Ainsi, qu’il soit évalué selon la valeur réelle ou selon une valeur forfaitaire, l’avantage ne tient pas compte des frais
d’électricité supportés par l’employeur pour la recharge du véhicule. Jusqu’au 31 janvier 2025, un abattement de 50 % s’appliquait sur la valeur de l’avantage en nature, dans la limite de 2 000,30 euros par an.
À compter du 1er février 2025, de nouvelles règles s’appliquent avec des modalités différenciées selon le mode d’évaluation retenu et sous réserve du respect d’un éco-score minimal [8]. Ainsi, lorsque l’avantage en nature est calculé sur la base de la valeur réelle, un abattement de 50 % reste applicable, dans la limite annuelle de 2 000,30 euros. En revanche, si l’évaluation est réalisée selon une méthode forfaitaire, l’abattement est plus généreux : 70 %, avec un plafond porté à 4 582 euros par an [9]. Par ailleurs, d’autres avantages sont prolongés jusqu’au 31 décembre 2027 :
- lorsqu’un employeur met à disposition une borne de recharge pour véhicules électriques sur le lieu de travail, l’utilisation de cette borne par un salarié à des fins personnelles ne constitue pas un avantage en nature ;
- et dans une logique de transition énergétique, le régime social applicable à l’installation et d’achat de bornes de recharge au domicile du salarié par l’employeur fait également l’objet d’aménagements spécifiques.
Ces tolérances illustrent la volonté des pouvoirs publics d’encourager la mobilité électrique, tout en encadrant strictement les conditions d’exonération pour éviter tout détournement à des fins personnelles.
*Propos recueillis par Yann Le Foll, Rédacteur en chef de Lexbase Public.
[1] C. trav., art. L. 3242-1 N° Lexbase : L0880H9H.
[2] CSS, art. L.242-1 N° Lexbase : L6153M8E.
[3] Circulaire DSS/SDFSS/5B du 7 janvier 2003.
[4] Cass. civ. 2, 19 septembre 2013, n° 12-21.803, F-D N° Lexbase : A4884KLH ; Cass, civ. 2, 9 janvier 2025, n° 21-25.916, FS-B N° Lexbase : A67986PH.
[5] Site boss.gouv.fr
[6] Cass. civ. 2, 20 mars 2025, n° 22-19.731, F-D N° Lexbase : A69190BU.
[7] Cass. civ. 2, 22 sept. 2022, n°s 21-10.760 N° Lexbase : A87388KT, 21-10.761 N° Lexbase : A86468KG, 21 10.762 N° Lexbase : A86938K8.
[8] C. énergie, art.

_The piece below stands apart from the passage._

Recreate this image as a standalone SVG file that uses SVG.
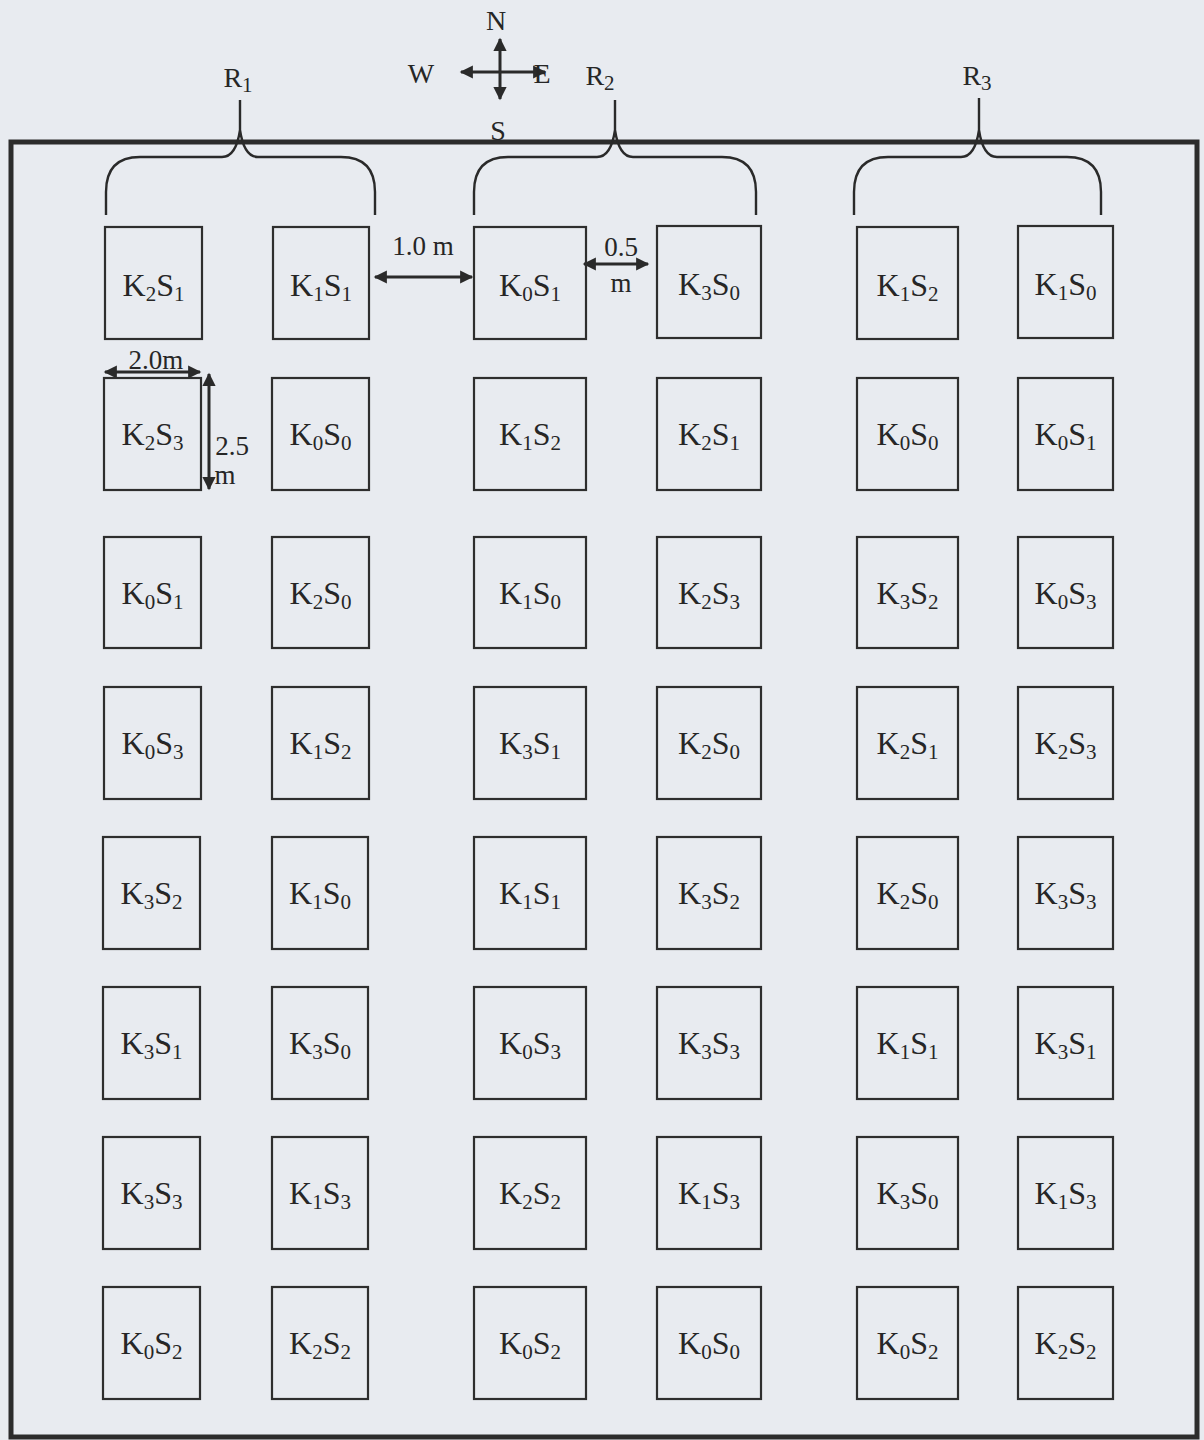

D. 251-1 N° Lexbase : L6876MR4. Le respect de l’éco-score est apprécié à la date de mise à disposition du véhicule. Pour être éligible, le véhicule doit figurer sur la liste officielle des modèles ayant atteint le score environnemental minimal, établie par l’arrêté du 14 décembre 2023 N° Lexbase : L0063M8T.
[9] Si le véhicule ne satisfait pas à cette exigence d’éco-score, l’avantage en nature est évalué selon les barèmes classiques (réels ou forfaitaires), sans application d’abattement.